Das Problem mit der E-Infrastruktur
Dass der Logistik Verkehr zukünftig CO2 neutral werden muss, bedarf keiner Diskussionen mehr. Nur so können Kunden und auch die Gesetzgeber mit nachhaltigeren Lösungen für das Versenden von Waren in den nächsten Jahren zufriedengestellt werden. Allerdings läuft der Umstieg von den alten Diesel LKW auf die neuen, umweltfreundlichen E-LKW bisher eher schleppend. Wenn man Logistik-Akteure nach dem Grund dafür fragt, hört man immer wieder eine Antwort: Die fehlende Infrastruktur der E-Ladesäulen bzw. Tankstellen.

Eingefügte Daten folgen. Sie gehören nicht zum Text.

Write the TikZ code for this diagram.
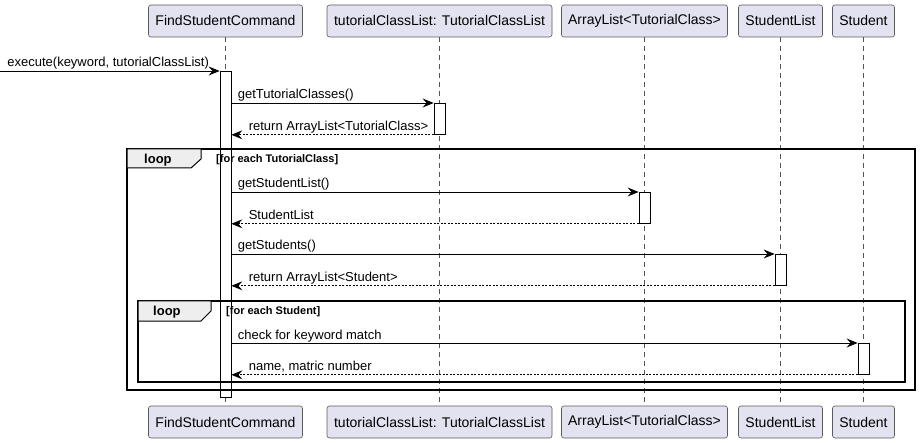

Denn damit LKWs auch auf Langstrecken nur mit E-Antrieb unterwegs sein können, muss ein flächendeckendes Netz an E-Ladesäulen aufgebaut werden. Die aktuelle Lösung der europäischen Regierungen, es den Firmen zu überlassen, auf den eigenen Standorten Ladesäulen einzurichten, ist bei weitem nicht ausreichend. Der europäische Automobilverband hat daher das Fraunhofer Institut damit beauftragt, herauszufinden, wie eine europäische Infrastruktur für das Laden von LKWs aussehen könnte. Die Ergebnisse der Studie sind zum Teil überraschend.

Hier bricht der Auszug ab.